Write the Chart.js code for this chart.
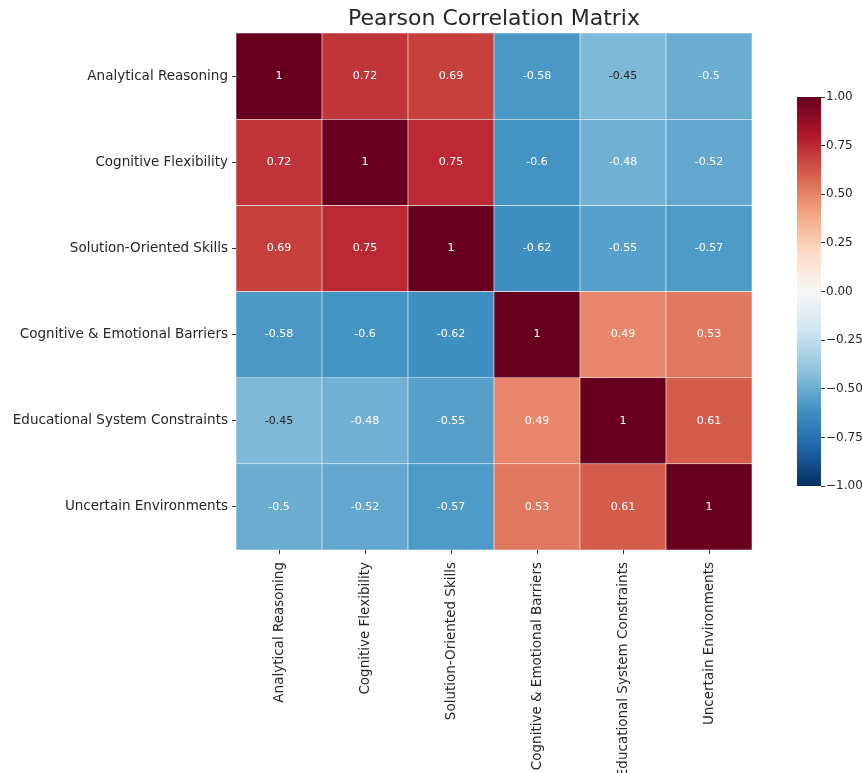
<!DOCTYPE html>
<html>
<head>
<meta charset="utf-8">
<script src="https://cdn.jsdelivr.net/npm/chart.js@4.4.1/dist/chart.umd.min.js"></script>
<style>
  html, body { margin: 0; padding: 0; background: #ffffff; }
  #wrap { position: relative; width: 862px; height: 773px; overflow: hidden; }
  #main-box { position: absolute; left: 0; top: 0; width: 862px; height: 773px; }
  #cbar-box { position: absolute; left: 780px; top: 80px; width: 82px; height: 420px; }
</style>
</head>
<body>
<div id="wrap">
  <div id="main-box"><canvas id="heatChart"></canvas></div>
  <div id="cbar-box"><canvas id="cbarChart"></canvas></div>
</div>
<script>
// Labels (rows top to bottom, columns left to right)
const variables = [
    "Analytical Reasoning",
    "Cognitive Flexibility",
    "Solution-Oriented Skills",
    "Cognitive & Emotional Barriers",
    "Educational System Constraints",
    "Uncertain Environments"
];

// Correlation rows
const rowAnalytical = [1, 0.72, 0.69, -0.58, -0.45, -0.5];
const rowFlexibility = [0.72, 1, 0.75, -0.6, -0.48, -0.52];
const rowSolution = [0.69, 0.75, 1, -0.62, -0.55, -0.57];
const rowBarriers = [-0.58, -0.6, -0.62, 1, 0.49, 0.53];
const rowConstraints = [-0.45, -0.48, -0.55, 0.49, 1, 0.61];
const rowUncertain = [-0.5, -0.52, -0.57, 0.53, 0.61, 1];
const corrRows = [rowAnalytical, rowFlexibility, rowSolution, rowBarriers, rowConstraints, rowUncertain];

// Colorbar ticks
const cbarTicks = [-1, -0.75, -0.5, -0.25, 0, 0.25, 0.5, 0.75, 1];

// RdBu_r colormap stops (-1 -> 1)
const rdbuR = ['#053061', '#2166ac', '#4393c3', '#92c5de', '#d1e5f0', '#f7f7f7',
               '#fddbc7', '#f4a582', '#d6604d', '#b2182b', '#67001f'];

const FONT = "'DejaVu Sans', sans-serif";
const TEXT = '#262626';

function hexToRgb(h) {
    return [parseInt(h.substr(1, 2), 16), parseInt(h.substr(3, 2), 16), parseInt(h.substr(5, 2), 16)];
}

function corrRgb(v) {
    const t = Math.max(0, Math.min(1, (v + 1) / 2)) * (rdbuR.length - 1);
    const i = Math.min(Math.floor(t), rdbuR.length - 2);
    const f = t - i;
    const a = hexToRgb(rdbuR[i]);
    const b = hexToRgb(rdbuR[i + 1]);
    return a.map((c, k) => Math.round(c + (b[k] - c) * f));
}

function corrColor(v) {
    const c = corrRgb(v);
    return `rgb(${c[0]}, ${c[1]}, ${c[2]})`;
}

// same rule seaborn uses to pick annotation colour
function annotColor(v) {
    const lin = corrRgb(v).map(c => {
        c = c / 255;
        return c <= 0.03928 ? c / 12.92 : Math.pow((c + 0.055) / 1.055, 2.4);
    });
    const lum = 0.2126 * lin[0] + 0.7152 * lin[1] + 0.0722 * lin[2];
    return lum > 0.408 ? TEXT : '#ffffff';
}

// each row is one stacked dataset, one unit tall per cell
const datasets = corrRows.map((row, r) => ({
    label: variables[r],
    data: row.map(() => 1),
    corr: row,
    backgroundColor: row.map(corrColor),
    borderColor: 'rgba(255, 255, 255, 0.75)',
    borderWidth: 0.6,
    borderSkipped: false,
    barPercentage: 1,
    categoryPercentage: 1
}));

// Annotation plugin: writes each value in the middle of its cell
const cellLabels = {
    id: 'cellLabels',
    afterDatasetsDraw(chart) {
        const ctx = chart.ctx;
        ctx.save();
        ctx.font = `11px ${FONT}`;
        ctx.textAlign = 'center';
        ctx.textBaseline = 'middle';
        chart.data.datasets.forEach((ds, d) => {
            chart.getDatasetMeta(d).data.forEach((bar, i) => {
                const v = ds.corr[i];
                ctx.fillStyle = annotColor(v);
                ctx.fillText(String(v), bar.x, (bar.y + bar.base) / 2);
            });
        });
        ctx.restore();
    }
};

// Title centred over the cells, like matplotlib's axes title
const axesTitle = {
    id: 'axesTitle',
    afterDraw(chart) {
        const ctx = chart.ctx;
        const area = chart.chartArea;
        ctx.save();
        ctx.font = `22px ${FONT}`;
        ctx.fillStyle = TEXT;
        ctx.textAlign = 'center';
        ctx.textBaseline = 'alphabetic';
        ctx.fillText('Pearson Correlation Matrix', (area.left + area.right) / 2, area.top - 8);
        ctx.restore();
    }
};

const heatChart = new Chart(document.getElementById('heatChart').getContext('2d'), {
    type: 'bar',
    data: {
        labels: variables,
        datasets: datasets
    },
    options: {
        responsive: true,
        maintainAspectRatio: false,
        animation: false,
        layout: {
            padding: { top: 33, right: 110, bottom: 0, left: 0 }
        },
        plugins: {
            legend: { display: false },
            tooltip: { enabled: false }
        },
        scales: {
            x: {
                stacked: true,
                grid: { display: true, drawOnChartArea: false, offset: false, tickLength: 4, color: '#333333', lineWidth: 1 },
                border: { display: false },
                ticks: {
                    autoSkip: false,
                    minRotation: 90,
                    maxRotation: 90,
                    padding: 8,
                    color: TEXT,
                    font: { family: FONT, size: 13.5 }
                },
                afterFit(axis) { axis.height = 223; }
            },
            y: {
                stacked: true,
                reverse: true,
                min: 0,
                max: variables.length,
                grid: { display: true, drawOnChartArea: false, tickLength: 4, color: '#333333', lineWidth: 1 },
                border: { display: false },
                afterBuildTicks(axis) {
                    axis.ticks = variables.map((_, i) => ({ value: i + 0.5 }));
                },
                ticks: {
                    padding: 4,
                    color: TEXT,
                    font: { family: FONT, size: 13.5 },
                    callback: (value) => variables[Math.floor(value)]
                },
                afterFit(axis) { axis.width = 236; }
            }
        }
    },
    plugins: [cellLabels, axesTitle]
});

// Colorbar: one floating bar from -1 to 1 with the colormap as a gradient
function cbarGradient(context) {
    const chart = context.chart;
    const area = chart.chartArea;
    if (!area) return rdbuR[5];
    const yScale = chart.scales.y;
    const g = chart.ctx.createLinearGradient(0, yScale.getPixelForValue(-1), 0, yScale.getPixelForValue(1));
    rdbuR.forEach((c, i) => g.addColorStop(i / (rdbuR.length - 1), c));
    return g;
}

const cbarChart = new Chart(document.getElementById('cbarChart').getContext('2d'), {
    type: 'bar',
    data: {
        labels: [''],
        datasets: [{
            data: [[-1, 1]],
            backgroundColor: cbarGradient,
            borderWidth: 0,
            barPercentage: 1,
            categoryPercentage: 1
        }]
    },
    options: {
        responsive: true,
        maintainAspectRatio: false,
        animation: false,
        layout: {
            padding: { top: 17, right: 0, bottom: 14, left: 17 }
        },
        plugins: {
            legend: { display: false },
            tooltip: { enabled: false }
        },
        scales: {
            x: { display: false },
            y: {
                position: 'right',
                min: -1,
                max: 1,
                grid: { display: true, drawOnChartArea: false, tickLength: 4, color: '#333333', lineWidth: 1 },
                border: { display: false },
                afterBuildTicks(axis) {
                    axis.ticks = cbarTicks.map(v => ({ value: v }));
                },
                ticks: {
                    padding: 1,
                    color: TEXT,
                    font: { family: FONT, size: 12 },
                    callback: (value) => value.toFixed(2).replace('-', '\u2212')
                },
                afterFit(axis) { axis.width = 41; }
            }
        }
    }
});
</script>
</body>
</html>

□ □ □ □

Would you return the data exactly as written, without the pictures?

■ **Answer to the exercise**
Write the Chart.js code for this chart.
<!DOCTYPE html>
<html>
<head>
<meta charset="utf-8">
<script src="https://cdn.jsdelivr.net/npm/chart.js@4.4.1/dist/chart.umd.min.js"></script>
<style>
  html, body { margin: 0; padding: 0; background: #ffffff; }
  #wrap { position: relative; width: 862px; height: 773px; overflow: hidden; }
  #main-box { position: absolute; left: 0; top: 0; width: 862px; height: 773px; }
  #cbar-box { position: absolute; left: 780px; top: 80px; width: 82px; height: 420px; }
</style>
</head>
<body>
<div id="wrap">
  <div id="main-box"><canvas id="heatChart"></canvas></div>
  <div id="cbar-box"><canvas id="cbarChart"></canvas></div>
</div>
<script>
// Labels (rows top to bottom, columns left to right)
const variables = [
    "Analytical Reasoning",
    "Cognitive Flexibility",
    "Solution-Oriented Skills",
    "Cognitive & Emotional Barriers",
    "Educational System Constraints",
    "Uncertain Environments"
];

// Correlation rows
const rowAnalytical = [1, 0.72, 0.69, -0.58, -0.45, -0.5];
const rowFlexibility = [0.72, 1, 0.75, -0.6, -0.48, -0.52];
const rowSolution = [0.69, 0.75, 1, -0.62, -0.55, -0.57];
const rowBarriers = [-0.58, -0.6, -0.62, 1, 0.49, 0.53];
const rowConstraints = [-0.45, -0.48, -0.55, 0.49, 1, 0.61];
const rowUncertain = [-0.5, -0.52, -0.57, 0.53, 0.61, 1];
const corrRows = [rowAnalytical, rowFlexibility, rowSolution, rowBarriers, rowConstraints, rowUncertain];

// Colorbar ticks
const cbarTicks = [-1, -0.75, -0.5, -0.25, 0, 0.25, 0.5, 0.75, 1];

// RdBu_r colormap stops (-1 -> 1)
const rdbuR = ['#053061', '#2166ac', '#4393c3', '#92c5de', '#d1e5f0', '#f7f7f7',
               '#fddbc7', '#f4a582', '#d6604d', '#b2182b', '#67001f'];

const FONT = "'DejaVu Sans', sans-serif";
const TEXT = '#262626';

function hexToRgb(h) {
    return [parseInt(h.substr(1, 2), 16), parseInt(h.substr(3, 2), 16), parseInt(h.substr(5, 2), 16)];
}

function corrRgb(v) {
    const t = Math.max(0, Math.min(1, (v + 1) / 2)) * (rdbuR.length - 1);
    const i = Math.min(Math.floor(t), rdbuR.length - 2);
    const f = t - i;
    const a = hexToRgb(rdbuR[i]);
    const b = hexToRgb(rdbuR[i + 1]);
    return a.map((c, k) => Math.round(c + (b[k] - c) * f));
}

function corrColor(v) {
    const c = corrRgb(v);
    return `rgb(${c[0]}, ${c[1]}, ${c[2]})`;
}

// same rule seaborn uses to pick annotation colour
function annotColor(v) {
    const lin = corrRgb(v).map(c => {
        c = c / 255;
        return c <= 0.03928 ? c / 12.92 : Math.pow((c + 0.055) / 1.055, 2.4);
    });
    const lum = 0.2126 * lin[0] + 0.7152 * lin[1] + 0.0722 * lin[2];
    return lum > 0.408 ? TEXT : '#ffffff';
}

// each row is one stacked dataset, one unit tall per cell
const datasets = corrRows.map((row, r) => ({
    label: variables[r],
    data: row.map(() => 1),
    corr: row,
    backgroundColor: row.map(corrColor),
    borderColor: 'rgba(255, 255, 255, 0.75)',
    borderWidth: 0.6,
    borderSkipped: false,
    barPercentage: 1,
    categoryPercentage: 1
}));

// Annotation plugin: writes each value in the middle of its cell
const cellLabels = {
    id: 'cellLabels',
    afterDatasetsDraw(chart) {
        const ctx = chart.ctx;
        ctx.save();
        ctx.font = `11px ${FONT}`;
        ctx.textAlign = 'center';
        ctx.textBaseline = 'middle';
        chart.data.datasets.forEach((ds, d) => {
            chart.getDatasetMeta(d).data.forEach((bar, i) => {
                const v = ds.corr[i];
                ctx.fillStyle = annotColor(v);
                ctx.fillText(String(v), bar.x, (bar.y + bar.base) / 2);
            });
        });
        ctx.restore();
    }
};

// Title centred over the cells, like matplotlib's axes title
const axesTitle = {
    id: 'axesTitle',
    afterDraw(chart) {
        const ctx = chart.ctx;
        const area = chart.chartArea;
        ctx.save();
        ctx.font = `22px ${FONT}`;
        ctx.fillStyle = TEXT;
        ctx.textAlign = 'center';
        ctx.textBaseline = 'alphabetic';
        ctx.fillText('Pearson Correlation Matrix', (area.left + area.right) / 2, area.top - 8);
        ctx.restore();
    }
};

const heatChart = new Chart(document.getElementById('heatChart').getContext('2d'), {
    type: 'bar',
    data: {
        labels: variables,
        datasets: datasets
    },
    options: {
        responsive: true,
        maintainAspectRatio: false,
        animation: false,
        layout: {
            padding: { top: 33, right: 110, bottom: 0, left: 0 }
        },
        plugins: {
            legend: { display: false },
            tooltip: { enabled: false }
        },
        scales: {
            x: {
                stacked: true,
                grid: { display: true, drawOnChartArea: false, offset: false, tickLength: 4, color: '#333333', lineWidth: 1 },
                border: { display: false },
                ticks: {
                    autoSkip: false,
                    minRotation: 90,
                    maxRotation: 90,
                    padding: 8,
                    color: TEXT,
                    font: { family: FONT, size: 13.5 }
                },
                afterFit(axis) { axis.height = 223; }
            },
            y: {
                stacked: true,
                reverse: true,
                min: 0,
                max: variables.length,
                grid: { display: true, drawOnChartArea: false, tickLength: 4, color: '#333333', lineWidth: 1 },
                border: { display: false },
                afterBuildTicks(axis) {
                    axis.ticks = variables.map((_, i) => ({ value: i + 0.5 }));
                },
                ticks: {
                    padding: 4,
                    color: TEXT,
                    font: { family: FONT, size: 13.5 },
                    callback: (value) => variables[Math.floor(value)]
                },
                afterFit(axis) { axis.width = 236; }
            }
        }
    },
    plugins: [cellLabels, axesTitle]
});

// Colorbar: one floating bar from -1 to 1 with the colormap as a gradient
function cbarGradient(context) {
    const chart = context.chart;
    const area = chart.chartArea;
    if (!area) return rdbuR[5];
    const yScale = chart.scales.y;
    const g = chart.ctx.createLinearGradient(0, yScale.getPixelForValue(-1), 0, yScale.getPixelForValue(1));
    rdbuR.forEach((c, i) => g.addColorStop(i / (rdbuR.length - 1), c));
    return g;
}

const cbarChart = new Chart(document.getElementById('cbarChart').getContext('2d'), {
    type: 'bar',
    data: {
        labels: [''],
        datasets: [{
            data: [[-1, 1]],
            backgroundColor: cbarGradient,
            borderWidth: 0,
            barPercentage: 1,
            categoryPercentage: 1
        }]
    },
    options: {
        responsive: true,
        maintainAspectRatio: false,
        animation: false,
        layout: {
            padding: { top: 17, right: 0, bottom: 14, left: 17 }
        },
        plugins: {
            legend: { display: false },
            tooltip: { enabled: false }
        },
        scales: {
            x: { display: false },
            y: {
                position: 'right',
                min: -1,
                max: 1,
                grid: { display: true, drawOnChartArea: false, tickLength: 4, color: '#333333', lineWidth: 1 },
                border: { display: false },
                afterBuildTicks(axis) {
                    axis.ticks = cbarTicks.map(v => ({ value: v }));
                },
                ticks: {
                    padding: 1,
                    color: TEXT,
                    font: { family: FONT, size: 12 },
                    callback: (value) => value.toFixed(2).replace('-', '\u2212')
                },
                afterFit(axis) { axis.width = 41; }
            }
        }
    }
});
</script>
</body>
</html>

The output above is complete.